Rien de plus familier que le bazar. Ultime trace de nos actions, de nos mouvements, de nos moments de vie, les objets et babioles que l’esprit laisse traîner sont la preuve d’une aisance qui sait bien habilement faire concurrence aux images aseptisées des catalogues IKEA.
Une convivialité dont les galeries d’art feraient bien de s’inspirer. S’il l’on sait en effet que le marché de l’art cultive le clivage– pour ne pas dire la ségrégation – qui sépare les acheteurs des simples spectateurs, c’est avant tout grâce à des espaces particulièrement intimidants. À une exception près…
Sa vitrine annonce déjà la couleur. Passée la série de photos librement présentées aux passants, on entrevoit, curieux, ce qu’il en est de l’intérieur. Entre les murs et les cadres de la Galerie de l’Instant, le visiteur est bienvenu. Au sol, au sous-sol, entre deux étagères, accrochées ou suspendues, les œuvres – toutes portraits de visages célèbres – semblent vouées à créer le lien, une intimité, au plus près des yeux du spectateur.

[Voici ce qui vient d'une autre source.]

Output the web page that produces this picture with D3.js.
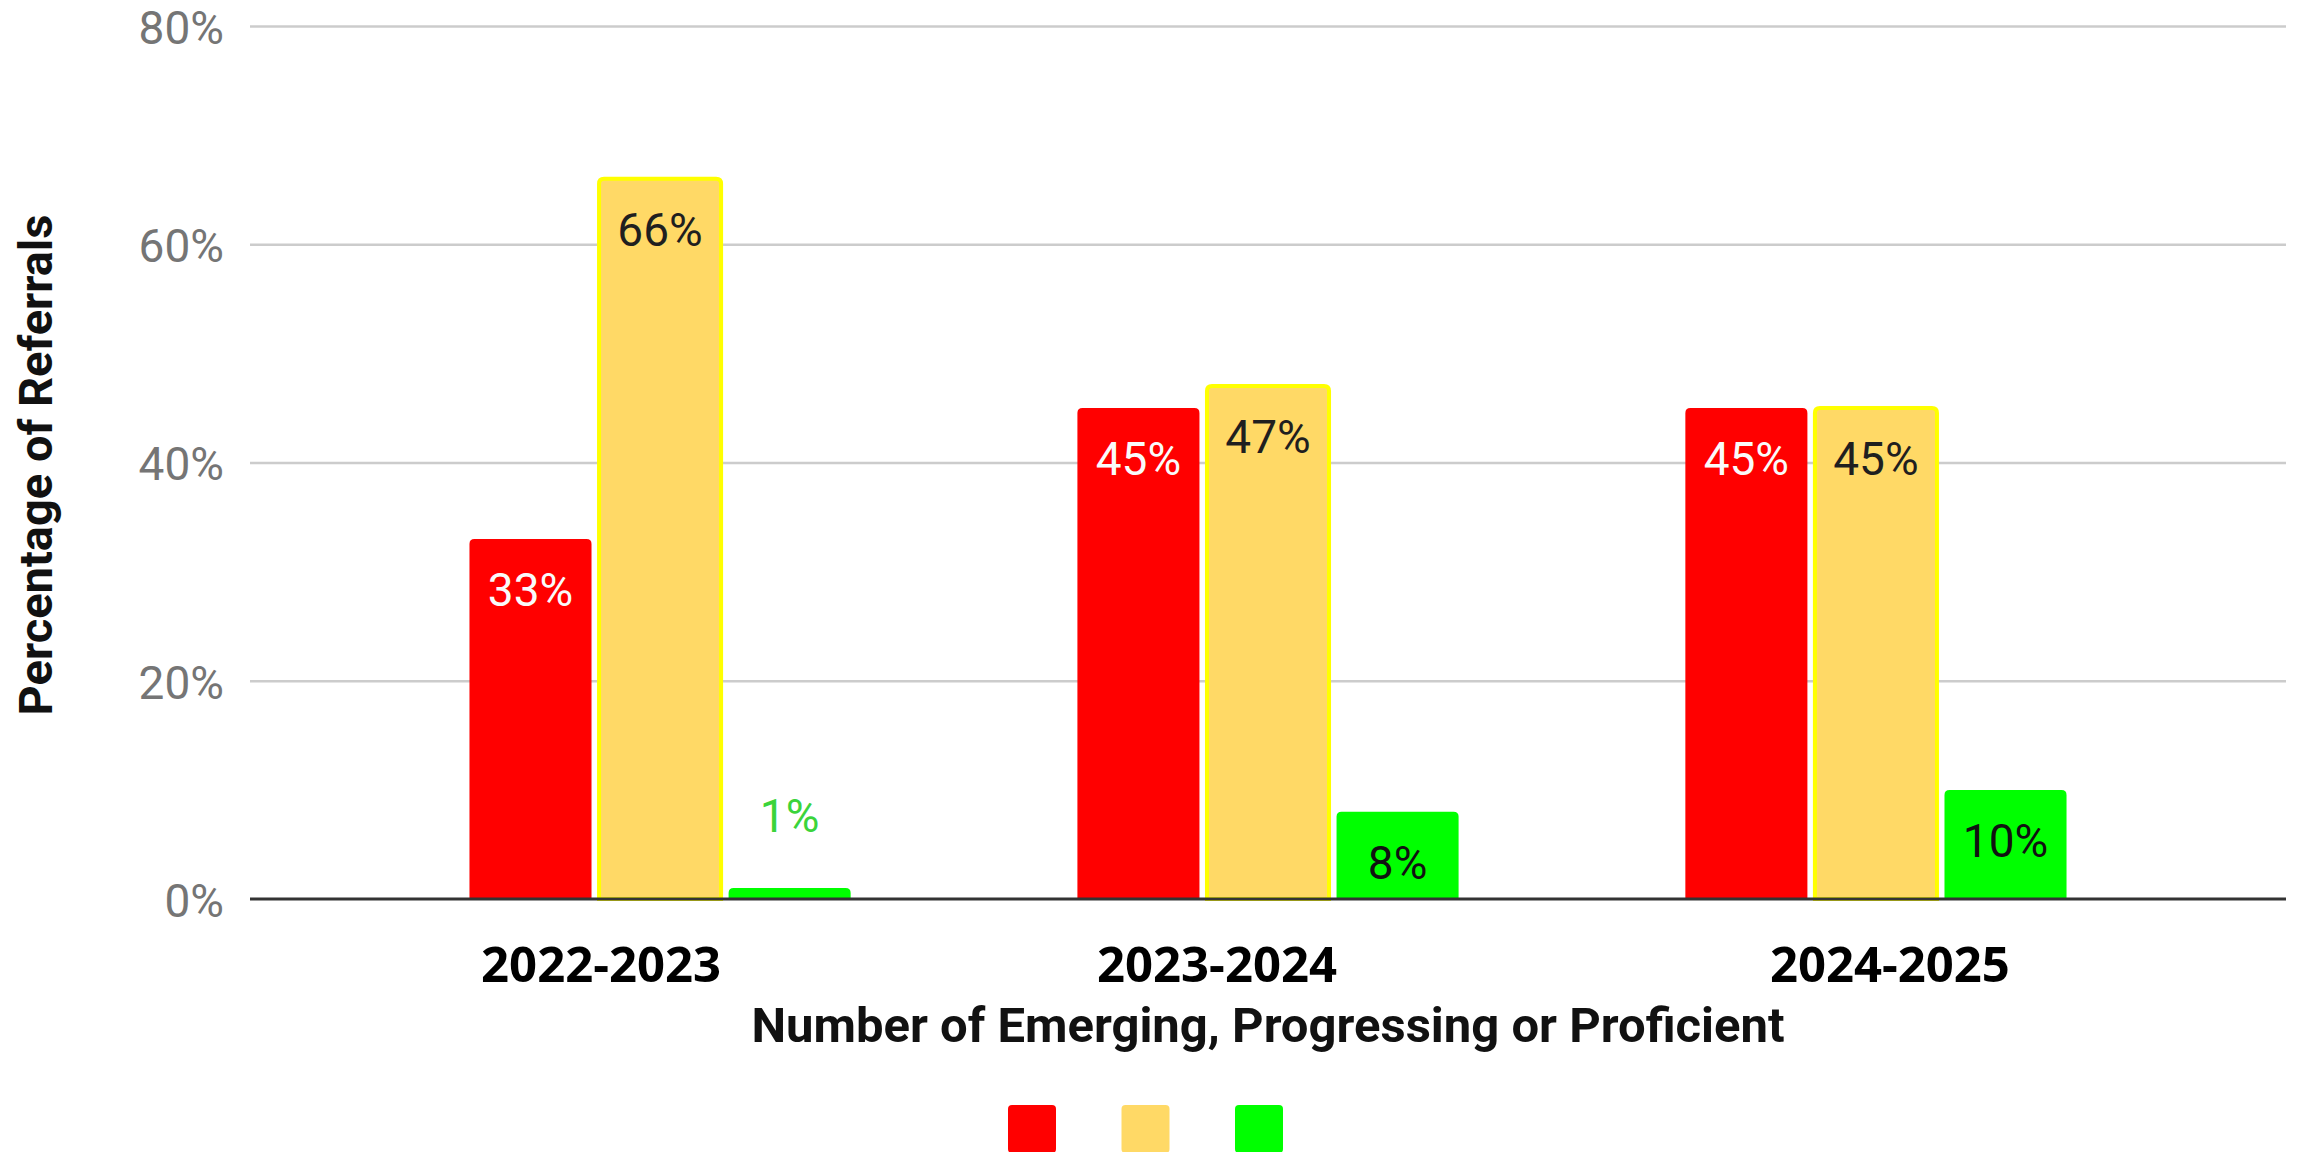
<!DOCTYPE html>
<html>
<head>
<meta charset="utf-8">
<script src="https://cdn.jsdelivr.net/npm/d3@7"></script>
<style>
  html, body { margin: 0; padding: 0; background: #ffffff; }
  svg { display: block; }
</style>
</head>
<body>
<svg id="chart" width="2298" height="1152"></svg>
<script>
// ---- data ----
const categories = ["2022-2023", "2023-2024", "2024-2025"];
const seriesNames = ["Emerging", "Progressing", "Proficient"];
const emerging = [33, 45, 45];
const progressing = [66, 47, 45];
const proficient = [1, 8, 10];
const yTicks = [0, 20, 40, 60, 80];
const yTitle = "Percentage of Referrals";
const xTitle = "Number of Emerging, Progressing or Proficient";

// ---- styles / layout (not data) ----
const seriesFill = ["#ff0000", "#ffd966", "#00ff00"];
const seriesStroke = [null, "#ffff00", null];
const insideLabelColor = ["#fafafa", "#1f1f1f", "#111111"];
const outsideLabelColor = ["#ff0000", "#c9a800", "#3bd43b"];
const catLabelNudge = [-59, -51, 14];

const svg = d3.select("#chart");
const plot = { left: 250, right: 2286, top: 26, bottom: 899 };

const series = [emerging, progressing, proficient];
const rows = categories.map((c, i) => ({ cat: c, vals: series.map(s => s[i]) }));

const x0 = d3.scaleBand().domain(categories)
  .range([plot.left, plot.right]).paddingInner(0.373).paddingOuter(0.361);
const x1 = d3.scaleBand().domain(d3.range(series.length))
  .range([0, x0.bandwidth()]).paddingInner(0.058).paddingOuter(0);
const y = d3.scaleLinear().domain([0, 80]).range([plot.bottom, plot.top]);

// gridlines
const grid = d3.axisLeft(y).tickValues(yTicks.filter(t => t !== 0))
  .tickSize(-(plot.right - plot.left)).tickFormat("");
svg.append("g").attr("transform", `translate(${plot.left},0)`).call(grid)
  .call(g => g.select(".domain").remove())
  .call(g => g.selectAll("line").attr("stroke", "#cccccc").attr("stroke-width", 2.5));

// y tick labels
const yAxis = d3.axisLeft(y).tickValues(yTicks).tickSize(0).tickPadding(0)
  .tickFormat(d => d + "%");
svg.append("g").attr("transform", `translate(224,0)`).call(yAxis)
  .call(g => g.select(".domain").remove())
  .call(g => g.selectAll("text")
    .attr("font-family", "Roboto, 'Noto Sans', sans-serif")
    .attr("font-size", 46).attr("fill", "#757575")
    .attr("dy", "0.38em"));

// bars with rounded top corners
function barPath(x, yTop, w, yBot, r) {
  r = Math.min(r, (yBot - yTop), w / 2);
  return `M${x},${yBot}V${yTop + r}Q${x},${yTop} ${x + r},${yTop}` +
         `H${x + w - r}Q${x + w},${yTop} ${x + w},${yTop + r}V${yBot}Z`;
}

const groups = svg.append("g").selectAll("g").data(rows).join("g")
  .attr("transform", d => `translate(${x0(d.cat)},0)`);

groups.selectAll("path").data(d => d.vals.map((v, i) => ({ v, i })))
  .join("path")
  .attr("d", d => barPath(x1(d.i), y(d.v), x1.bandwidth(), y(0), 5))
  .attr("fill", d => seriesFill[d.i])
  .attr("stroke", d => seriesStroke[d.i] || "none")
  .attr("stroke-width", d => seriesStroke[d.i] ? 4 : 0);

// value labels
groups.selectAll("text.val").data(d => d.vals.map((v, i) => ({ v, i })))
  .join("text").attr("class", "val")
  .attr("x", d => x1(d.i) + x1.bandwidth() / 2)
  .attr("y", d => {
    const h = y(0) - y(d.v);
    return h < 70 ? y(d.v) - 56 : y(d.v) + 67;
  })
  .attr("text-anchor", "middle")
  .attr("font-family", "Roboto, 'Noto Sans', sans-serif")
  .attr("font-size", 46)
  .attr("fill", d => (y(0) - y(d.v)) < 70 ? outsideLabelColor[d.i] : insideLabelColor[d.i])
  .text(d => d.v + "%");

// zero baseline
svg.append("line")
  .attr("x1", plot.left).attr("x2", plot.right)
  .attr("y1", y(0)).attr("y2", y(0))
  .attr("stroke", "#333333").attr("stroke-width", 3);

// category labels
svg.append("g").selectAll("text").data(categories).join("text")
  .attr("x", (d, i) => x0(d) + x0.bandwidth() / 2 + catLabelNudge[i])
  .attr("y", 982)
  .attr("text-anchor", "middle")
  .attr("font-family", "'Open Sans', sans-serif")
  .attr("font-weight", 700)
  .attr("font-size", 49)
  .attr("fill", "#000")
  .text(d => d);

// x title
svg.append("text")
  .attr("x", x0(categories[1]) + x0.bandwidth() / 2)
  .attr("y", 1042)
  .attr("text-anchor", "middle")
  .attr("font-family", "Roboto, sans-serif")
  .attr("font-weight", 700)
  .attr("font-size", 49)
  .attr("fill", "#111")
  .text(xTitle);

// y title
svg.append("text")
  .attr("transform", "translate(52,465) rotate(-90)")
  .attr("text-anchor", "middle")
  .attr("font-family", "Roboto, sans-serif")
  .attr("font-weight", 700)
  .attr("font-size", 47)
  .attr("fill", "#111")
  .text(yTitle);

// legend (swatches only)
const legendX = d3.scalePoint().domain(seriesNames).range([1008, 1235]);
svg.append("g").selectAll("rect").data(seriesNames).join("rect")
  .attr("x", d => legendX(d)).attr("y", 1105)
  .attr("width", 48).attr("height", 48)
  .attr("rx", 4)
  .attr("fill", (d, i) => seriesFill[i]);
</script>
</body>
</html>
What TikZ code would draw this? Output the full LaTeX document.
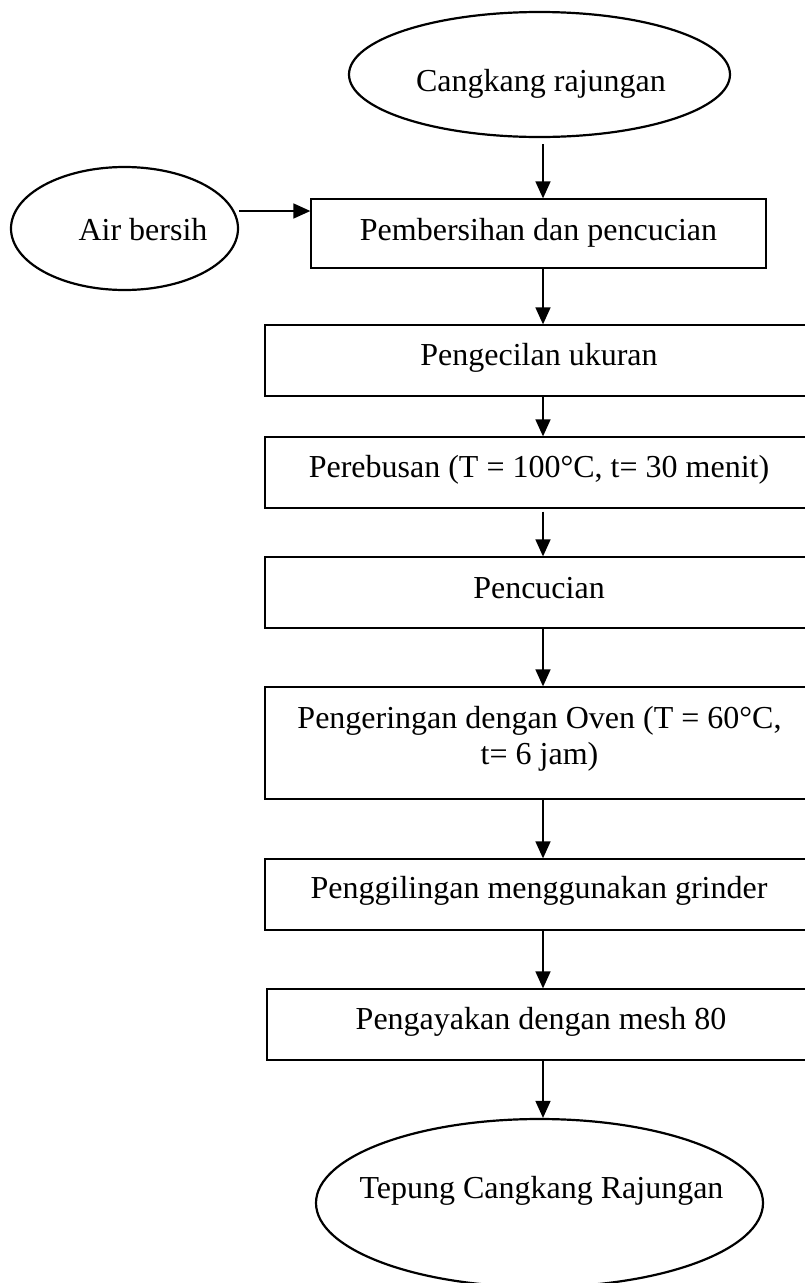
\documentclass[tikz,border=0pt]{standalone}
\usepackage{fontspec}
\setmainfont{Liberation Serif}
\usetikzlibrary{shapes.geometric,arrows.meta}
\begin{document}
\begin{tikzpicture}[x=1pt,y=-1pt,
  oval/.style={draw=black,line width=2.2pt,ellipse,inner sep=0pt},
  procbox/.style={draw=black,line width=1.3pt,rectangle,inner sep=0pt},
  txt/.style={inner sep=0pt,anchor=base,font=\fontsize{32}{36.5}\selectfont},
  arr/.style={line width=1.6pt,-{Triangle[length=17pt,width=15pt]}}]
\useasboundingbox (0,0) rectangle (804,1283);
% shapes
\node[oval,minimum width=381pt,minimum height=125pt] (start) at (539.5,74.5) {};
\node[oval,minimum width=227pt,minimum height=123pt] (air) at (124.5,228.5) {};
\node[procbox,minimum width=455pt,minimum height=69pt] (b1) at (538.5,233.5) {};
\node[procbox,minimum width=550pt,minimum height=71pt] (b2) at (540,360.5) {};
\node[procbox,minimum width=550pt,minimum height=71pt] (b3) at (540,472.5) {};
\node[procbox,minimum width=550pt,minimum height=71pt] (b4) at (540,592.5) {};
\node[procbox,minimum width=550pt,minimum height=112pt] (b5) at (540,743) {};
\node[procbox,minimum width=550pt,minimum height=71pt] (b6) at (540,894.5) {};
\node[procbox,minimum width=546pt,minimum height=71pt] (b7) at (540,1024.5) {};
\node[oval,minimum width=447pt,minimum height=168pt] (finish) at (539.5,1203) {};
% texts
\node[txt] (tstart) at (541,91) {Cangkang rajungan};
\node[txt] (tair) at (143,240) {Air bersih};
\node[txt] (t1) at (538.5,240) {Pembersihan dan pencucian};
\node[txt] (t2) at (539,365) {Pengecilan ukuran};
\node[txt] (t3) at (539,477) {Perebusan (T = 100°C, t= 30 menit)};
\node[txt] (t4) at (539,598) {Pencucian};
\node[txt] (t5a) at (539.5,728) {Pengeringan dengan Oven (T = 60°C,};
\node[txt] (t5b) at (539.5,764) {t= 6 jam)};
\node[txt] (t6) at (539,898.5) {Penggilingan menggunakan grinder};
\node[txt] (t7) at (541,1029) {Pengayakan dengan mesh 80};
\node[txt] (tfinish) at (541.5,1198) {Tepung Cangkang Rajungan};
% connectors
\coordinate (ax) at (543,0);
\coordinate (ay) at (0,211);
\draw[arr] ([yshift=-6pt]start.south -| ax) -- (b1.north -| ax);
\draw[arr] (air.east |- ay) -- (b1.west |- ay);
\draw[arr] (b1.south -| ax) -- (b2.north -| ax);
\draw[arr] (b2.south -| ax) -- (b3.north -| ax);
\draw[arr] ([yshift=-3pt]b3.south -| ax) -- (b4.north -| ax);
\draw[arr] (b4.south -| ax) -- (b5.north -| ax);
\draw[arr] (b5.south -| ax) -- (b6.north -| ax);
\draw[arr] (b6.south -| ax) -- (b7.north -| ax);
\draw[arr] (b7.south -| ax) -- (finish.north -| ax);
\end{tikzpicture}
\end{document}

FRIDA KAHLO DANS L’INTIMITÉ
C’est d’ailleurs ce que suggèrent les deux expositions qui sévissent de leur beauté sur les deux étages proposés à la visite. Tout d’abord, le regard d’une artiste, Lucienne Bloch, photographe, sur une autre Frida Kahlo, peintre mexicaine. Dernier tirage de Bloch, cette série éditée en 1999 dévoile une Frida inédite car plus complexe : le femme supplante l’artiste et l’être humain, l’icône féministe.
A cette époque, en 1933, Lucienne Bloch n’est autre que l’assistante de Diego Rivera, artiste et mari de Frida. Elle accompagne le couple lors d’un séjour à New York. Si les deux femmes se lient d’amitié, c’est notamment parce que Frida connaît à cette époque de grands moments de solitude qui la pousse à se confier sinon même à poser, vulnérable, devant l’objectif de Lucienne. Perdus entre le regard défiant de l’artiste, le baiser passionné qu’elle inflige à son homme et l’instant de tendresse passé avec son filleul, nous jouissons d’un témoignage précieux : celui d’une tranche de vie d’une des plus grandes artistes du XXème siècle.
LA MAISON DE VACANCES DES ROLLING STONES
Et ce n’est pas tout. Car côté intimité, Dominique Tarlé n’est pas en reste. Sa série de photographies prises en 1971 nous ramène dans le Sud de la France, au plus près des Rolling Stones. À tout juste 20 ans, l’artiste qui a déjà photographié le groupe lors d’une tournée en Angleterre, se retrouve au coeur de la Villa Nellcôte, celle de Keith Richards, où les Stones se réunissent 6 mois durant pour enregistrer l’album Exile on Main Street et – accessoirement – fuir le régime fiscal anglais.
Dans le silence ensoleillé mais rock’n’roll de Villefranche sur Mer, ce sont des clichés exceptionnels que Tarlé – présent de temps à autre à la Galerie – expose de vive voix. Enfants, restes de déjeuner, bazars et inspirations musicales, on assiste à un drôle de mélange que seul l’artiste, se faisant invisible, est parvenu à saisir : alors qu’on le croyait réservé au monde du show-business, il semblerait que le charisme rebelle des Stones les poursuive jusque dans leur vie privé. Un style à toute épreuve incarné par un Keith Richards torse nu à tout heure, par des rires et confidences partagés en fin de repas, par des têtes blondes élevées parmi les guitares.
Entre visages célèbres et quotidiens familiers, l’identité ambivalente de la Galerie de l’Instant n’est donc pas pour nous déplaire. A l’heure interminable des distances de sécurité, nous sommes pour la toute première fois, invités à côtoyer l’intimité des intouchables adulés – artistes, chanteurs, acteurs – qui pris dans l’engrenage d’une pellicule, frisent l’immortalité en noir et blanc.